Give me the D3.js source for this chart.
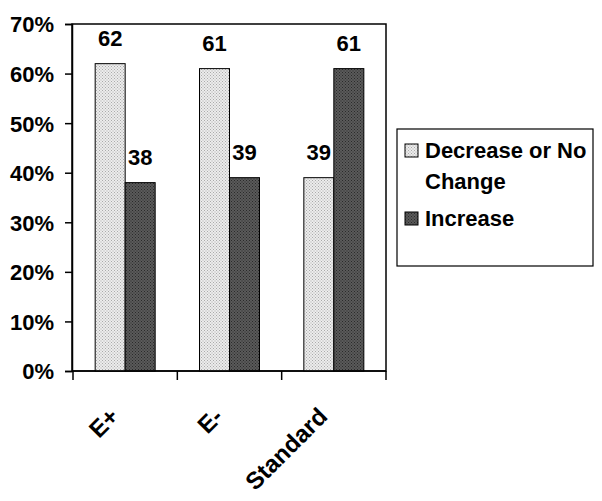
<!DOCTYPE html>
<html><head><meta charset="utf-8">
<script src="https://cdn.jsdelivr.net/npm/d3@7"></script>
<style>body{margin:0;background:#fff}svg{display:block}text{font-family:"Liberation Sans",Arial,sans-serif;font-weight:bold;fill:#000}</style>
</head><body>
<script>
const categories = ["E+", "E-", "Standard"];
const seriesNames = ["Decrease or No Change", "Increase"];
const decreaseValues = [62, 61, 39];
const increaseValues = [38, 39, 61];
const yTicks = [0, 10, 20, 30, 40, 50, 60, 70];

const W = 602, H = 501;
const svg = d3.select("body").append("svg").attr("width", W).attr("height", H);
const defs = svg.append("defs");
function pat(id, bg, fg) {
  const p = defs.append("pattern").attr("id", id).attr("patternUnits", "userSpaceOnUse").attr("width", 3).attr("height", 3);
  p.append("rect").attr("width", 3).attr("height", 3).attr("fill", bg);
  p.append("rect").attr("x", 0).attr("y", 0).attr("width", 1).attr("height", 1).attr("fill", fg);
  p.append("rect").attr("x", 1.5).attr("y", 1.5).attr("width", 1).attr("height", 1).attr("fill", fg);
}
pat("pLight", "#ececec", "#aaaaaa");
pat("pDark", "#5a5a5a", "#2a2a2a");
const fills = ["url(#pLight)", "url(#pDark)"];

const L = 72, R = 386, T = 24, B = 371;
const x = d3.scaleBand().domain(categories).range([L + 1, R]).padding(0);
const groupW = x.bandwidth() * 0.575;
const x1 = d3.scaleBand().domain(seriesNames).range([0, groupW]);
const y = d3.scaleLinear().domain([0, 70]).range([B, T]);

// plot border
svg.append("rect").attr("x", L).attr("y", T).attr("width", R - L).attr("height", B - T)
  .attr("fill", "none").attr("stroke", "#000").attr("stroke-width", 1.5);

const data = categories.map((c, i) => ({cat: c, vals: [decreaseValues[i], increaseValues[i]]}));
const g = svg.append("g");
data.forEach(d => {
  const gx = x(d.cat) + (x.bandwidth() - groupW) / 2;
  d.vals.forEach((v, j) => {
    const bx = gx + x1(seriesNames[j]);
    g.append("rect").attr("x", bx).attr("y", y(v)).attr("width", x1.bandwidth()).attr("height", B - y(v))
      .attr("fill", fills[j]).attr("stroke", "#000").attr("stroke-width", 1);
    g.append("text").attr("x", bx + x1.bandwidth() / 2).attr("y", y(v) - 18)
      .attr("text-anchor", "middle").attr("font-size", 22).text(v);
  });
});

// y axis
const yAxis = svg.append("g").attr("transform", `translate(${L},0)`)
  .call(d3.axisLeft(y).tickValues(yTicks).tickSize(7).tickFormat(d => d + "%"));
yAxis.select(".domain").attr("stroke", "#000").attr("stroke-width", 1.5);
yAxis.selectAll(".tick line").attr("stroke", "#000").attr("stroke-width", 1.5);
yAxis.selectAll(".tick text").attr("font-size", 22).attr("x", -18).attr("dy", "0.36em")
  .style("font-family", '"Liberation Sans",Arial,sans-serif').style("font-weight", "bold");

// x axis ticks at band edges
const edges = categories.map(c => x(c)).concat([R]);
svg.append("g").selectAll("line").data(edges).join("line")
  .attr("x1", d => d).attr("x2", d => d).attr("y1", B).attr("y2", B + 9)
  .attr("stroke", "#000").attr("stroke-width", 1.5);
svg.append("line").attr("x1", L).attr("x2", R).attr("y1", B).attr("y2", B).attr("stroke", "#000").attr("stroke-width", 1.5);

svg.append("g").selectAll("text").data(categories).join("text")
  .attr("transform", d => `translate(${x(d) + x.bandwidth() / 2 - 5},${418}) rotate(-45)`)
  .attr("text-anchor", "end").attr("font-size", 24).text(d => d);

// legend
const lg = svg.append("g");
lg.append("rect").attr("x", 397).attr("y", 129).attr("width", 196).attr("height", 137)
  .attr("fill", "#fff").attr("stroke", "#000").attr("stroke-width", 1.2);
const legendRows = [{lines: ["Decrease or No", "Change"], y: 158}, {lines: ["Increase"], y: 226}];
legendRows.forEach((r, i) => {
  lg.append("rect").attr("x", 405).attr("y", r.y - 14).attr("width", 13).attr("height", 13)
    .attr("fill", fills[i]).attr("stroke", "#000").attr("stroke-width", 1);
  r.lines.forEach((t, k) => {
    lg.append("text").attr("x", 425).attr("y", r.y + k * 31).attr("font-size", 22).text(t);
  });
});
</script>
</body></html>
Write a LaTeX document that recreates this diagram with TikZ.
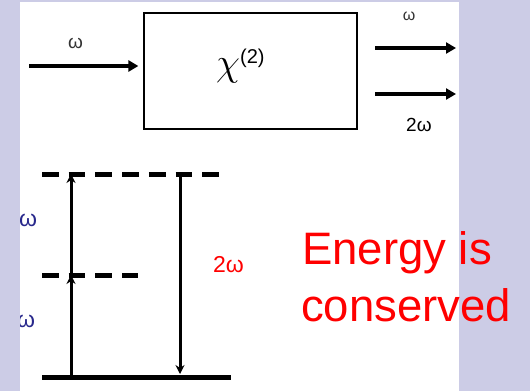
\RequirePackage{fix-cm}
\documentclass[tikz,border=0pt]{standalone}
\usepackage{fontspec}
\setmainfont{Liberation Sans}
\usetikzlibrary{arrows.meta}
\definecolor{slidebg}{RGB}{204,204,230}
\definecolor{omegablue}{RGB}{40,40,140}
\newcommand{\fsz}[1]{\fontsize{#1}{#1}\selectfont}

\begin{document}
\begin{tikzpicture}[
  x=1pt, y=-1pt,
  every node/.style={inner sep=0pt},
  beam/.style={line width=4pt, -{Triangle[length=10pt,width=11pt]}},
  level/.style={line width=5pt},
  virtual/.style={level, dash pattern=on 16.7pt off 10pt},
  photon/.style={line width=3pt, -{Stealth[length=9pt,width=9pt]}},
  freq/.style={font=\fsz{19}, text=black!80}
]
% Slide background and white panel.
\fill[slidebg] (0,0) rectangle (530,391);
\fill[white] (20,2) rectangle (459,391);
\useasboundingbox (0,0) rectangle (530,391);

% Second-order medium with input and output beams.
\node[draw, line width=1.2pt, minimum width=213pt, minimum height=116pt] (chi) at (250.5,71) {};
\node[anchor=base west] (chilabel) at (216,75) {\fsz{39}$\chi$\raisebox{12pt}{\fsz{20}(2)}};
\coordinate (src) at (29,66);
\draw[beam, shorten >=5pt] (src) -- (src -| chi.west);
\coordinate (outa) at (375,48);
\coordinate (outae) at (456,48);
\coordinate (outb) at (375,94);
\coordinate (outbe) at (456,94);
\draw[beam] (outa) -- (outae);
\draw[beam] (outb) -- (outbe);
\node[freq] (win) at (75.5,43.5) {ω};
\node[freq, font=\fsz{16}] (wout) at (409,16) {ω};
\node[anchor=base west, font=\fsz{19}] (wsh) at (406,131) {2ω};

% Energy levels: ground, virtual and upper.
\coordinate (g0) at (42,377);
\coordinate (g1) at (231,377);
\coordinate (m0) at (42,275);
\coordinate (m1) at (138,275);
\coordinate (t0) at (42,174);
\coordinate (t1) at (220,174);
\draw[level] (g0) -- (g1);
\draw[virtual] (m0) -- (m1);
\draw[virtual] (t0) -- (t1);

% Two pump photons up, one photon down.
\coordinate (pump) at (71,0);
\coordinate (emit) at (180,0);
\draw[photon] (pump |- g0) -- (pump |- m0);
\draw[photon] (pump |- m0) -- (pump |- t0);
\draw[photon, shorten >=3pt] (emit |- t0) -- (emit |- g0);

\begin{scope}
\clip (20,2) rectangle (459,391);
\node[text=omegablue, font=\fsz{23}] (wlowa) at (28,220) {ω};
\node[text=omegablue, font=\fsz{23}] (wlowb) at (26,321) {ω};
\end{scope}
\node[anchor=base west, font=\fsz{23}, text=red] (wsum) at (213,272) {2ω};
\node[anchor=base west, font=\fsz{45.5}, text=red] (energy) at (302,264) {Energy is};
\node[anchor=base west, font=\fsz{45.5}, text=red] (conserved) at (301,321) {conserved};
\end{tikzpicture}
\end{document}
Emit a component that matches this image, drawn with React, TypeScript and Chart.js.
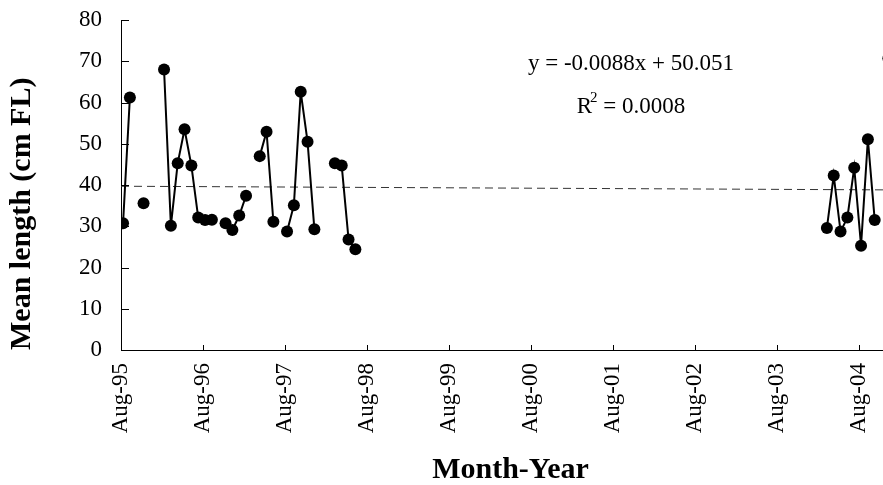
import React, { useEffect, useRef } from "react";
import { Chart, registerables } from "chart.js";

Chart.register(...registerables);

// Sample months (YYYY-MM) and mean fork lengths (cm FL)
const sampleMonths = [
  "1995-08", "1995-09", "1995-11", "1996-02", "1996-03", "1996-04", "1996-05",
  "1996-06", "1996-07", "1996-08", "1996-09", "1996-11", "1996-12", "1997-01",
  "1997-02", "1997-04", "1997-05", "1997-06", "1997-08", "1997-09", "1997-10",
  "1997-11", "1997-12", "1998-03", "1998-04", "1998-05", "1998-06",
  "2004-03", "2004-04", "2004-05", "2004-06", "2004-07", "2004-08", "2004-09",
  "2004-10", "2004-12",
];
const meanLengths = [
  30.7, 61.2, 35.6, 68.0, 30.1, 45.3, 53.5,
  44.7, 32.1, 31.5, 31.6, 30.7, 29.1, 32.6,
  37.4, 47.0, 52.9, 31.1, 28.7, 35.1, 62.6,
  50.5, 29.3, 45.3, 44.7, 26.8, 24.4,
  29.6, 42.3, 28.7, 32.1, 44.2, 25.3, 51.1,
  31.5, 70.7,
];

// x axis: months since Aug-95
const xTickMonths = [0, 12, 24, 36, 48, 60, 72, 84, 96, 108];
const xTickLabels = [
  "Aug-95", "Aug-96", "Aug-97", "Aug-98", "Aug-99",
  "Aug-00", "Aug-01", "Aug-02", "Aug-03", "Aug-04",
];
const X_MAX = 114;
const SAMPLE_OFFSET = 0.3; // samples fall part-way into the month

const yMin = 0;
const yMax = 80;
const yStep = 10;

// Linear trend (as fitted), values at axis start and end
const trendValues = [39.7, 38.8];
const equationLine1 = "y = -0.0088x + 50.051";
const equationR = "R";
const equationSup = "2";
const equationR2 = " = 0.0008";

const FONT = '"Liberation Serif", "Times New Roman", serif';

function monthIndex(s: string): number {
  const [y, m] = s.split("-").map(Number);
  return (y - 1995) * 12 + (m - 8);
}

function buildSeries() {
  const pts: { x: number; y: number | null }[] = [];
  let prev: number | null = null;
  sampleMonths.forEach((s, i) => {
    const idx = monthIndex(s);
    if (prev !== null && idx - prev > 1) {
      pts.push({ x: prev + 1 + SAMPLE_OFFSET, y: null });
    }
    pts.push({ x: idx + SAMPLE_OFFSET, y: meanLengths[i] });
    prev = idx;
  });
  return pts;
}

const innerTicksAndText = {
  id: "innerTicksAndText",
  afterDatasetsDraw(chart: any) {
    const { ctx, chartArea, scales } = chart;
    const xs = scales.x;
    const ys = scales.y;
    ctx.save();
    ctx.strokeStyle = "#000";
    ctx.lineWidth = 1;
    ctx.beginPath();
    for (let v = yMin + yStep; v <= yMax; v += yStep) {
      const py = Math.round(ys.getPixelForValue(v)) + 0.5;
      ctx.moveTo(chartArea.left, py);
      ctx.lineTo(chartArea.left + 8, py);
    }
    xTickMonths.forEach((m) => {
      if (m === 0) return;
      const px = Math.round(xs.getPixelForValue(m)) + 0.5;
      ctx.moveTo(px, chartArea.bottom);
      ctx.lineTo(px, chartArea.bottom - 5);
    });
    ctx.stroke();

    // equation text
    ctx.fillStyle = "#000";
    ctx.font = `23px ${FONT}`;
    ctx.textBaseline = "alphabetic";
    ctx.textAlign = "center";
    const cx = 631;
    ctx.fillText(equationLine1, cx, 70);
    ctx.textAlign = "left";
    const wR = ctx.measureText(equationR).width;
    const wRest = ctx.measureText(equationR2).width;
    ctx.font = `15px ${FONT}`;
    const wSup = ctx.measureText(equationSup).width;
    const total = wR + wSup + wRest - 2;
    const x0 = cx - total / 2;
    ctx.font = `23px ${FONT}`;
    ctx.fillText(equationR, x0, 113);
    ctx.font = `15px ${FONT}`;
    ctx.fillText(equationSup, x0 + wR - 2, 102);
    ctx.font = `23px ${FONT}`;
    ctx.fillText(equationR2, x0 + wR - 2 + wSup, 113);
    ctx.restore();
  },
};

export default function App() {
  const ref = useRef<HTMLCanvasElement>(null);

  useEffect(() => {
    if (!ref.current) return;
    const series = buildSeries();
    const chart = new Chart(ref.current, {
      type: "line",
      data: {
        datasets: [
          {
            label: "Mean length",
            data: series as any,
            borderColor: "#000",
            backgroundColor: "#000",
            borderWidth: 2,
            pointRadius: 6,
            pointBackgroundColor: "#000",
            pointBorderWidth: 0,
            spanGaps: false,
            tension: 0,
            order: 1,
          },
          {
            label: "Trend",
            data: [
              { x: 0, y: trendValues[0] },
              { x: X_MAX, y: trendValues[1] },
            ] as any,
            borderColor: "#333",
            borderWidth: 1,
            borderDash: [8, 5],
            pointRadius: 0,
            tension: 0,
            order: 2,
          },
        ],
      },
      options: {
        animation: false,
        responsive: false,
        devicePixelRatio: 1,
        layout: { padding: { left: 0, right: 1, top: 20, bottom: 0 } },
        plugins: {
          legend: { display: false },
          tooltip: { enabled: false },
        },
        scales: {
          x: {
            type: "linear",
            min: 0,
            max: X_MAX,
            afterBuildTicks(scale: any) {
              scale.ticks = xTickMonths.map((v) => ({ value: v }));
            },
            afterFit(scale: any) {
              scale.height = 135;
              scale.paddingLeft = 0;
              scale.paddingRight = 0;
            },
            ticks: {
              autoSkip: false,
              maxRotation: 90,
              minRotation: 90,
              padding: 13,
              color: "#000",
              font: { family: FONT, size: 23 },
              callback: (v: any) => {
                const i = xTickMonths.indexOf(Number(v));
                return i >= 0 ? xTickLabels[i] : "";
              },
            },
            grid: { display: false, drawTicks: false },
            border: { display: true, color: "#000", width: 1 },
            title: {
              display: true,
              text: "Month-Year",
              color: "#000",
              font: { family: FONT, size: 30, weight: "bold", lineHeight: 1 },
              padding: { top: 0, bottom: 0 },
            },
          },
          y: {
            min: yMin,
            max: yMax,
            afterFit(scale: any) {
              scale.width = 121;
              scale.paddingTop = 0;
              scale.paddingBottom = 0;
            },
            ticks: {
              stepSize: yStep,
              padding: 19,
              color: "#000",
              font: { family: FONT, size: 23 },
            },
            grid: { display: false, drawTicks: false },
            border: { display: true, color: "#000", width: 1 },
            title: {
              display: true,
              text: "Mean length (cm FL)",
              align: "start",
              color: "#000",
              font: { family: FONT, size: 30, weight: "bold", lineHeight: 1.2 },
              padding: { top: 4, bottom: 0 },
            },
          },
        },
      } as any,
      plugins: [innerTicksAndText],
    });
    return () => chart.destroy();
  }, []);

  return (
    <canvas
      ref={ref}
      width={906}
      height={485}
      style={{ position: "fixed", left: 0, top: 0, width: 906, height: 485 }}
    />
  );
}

-*-*-

• **WHAT THE EXERCISE ASKS**:
Copy the part that starts at the line with "Emit a component" and finishes at the line with "Chart.register(...registerables);", both included, and nothing more. Pictures are left out.

• **FULL SOLUTION**:
Emit a component that matches this image, drawn with React, TypeScript and Chart.js.
import React, { useEffect, useRef } from "react";
import { Chart, registerables } from "chart.js";

Chart.register(...registerables);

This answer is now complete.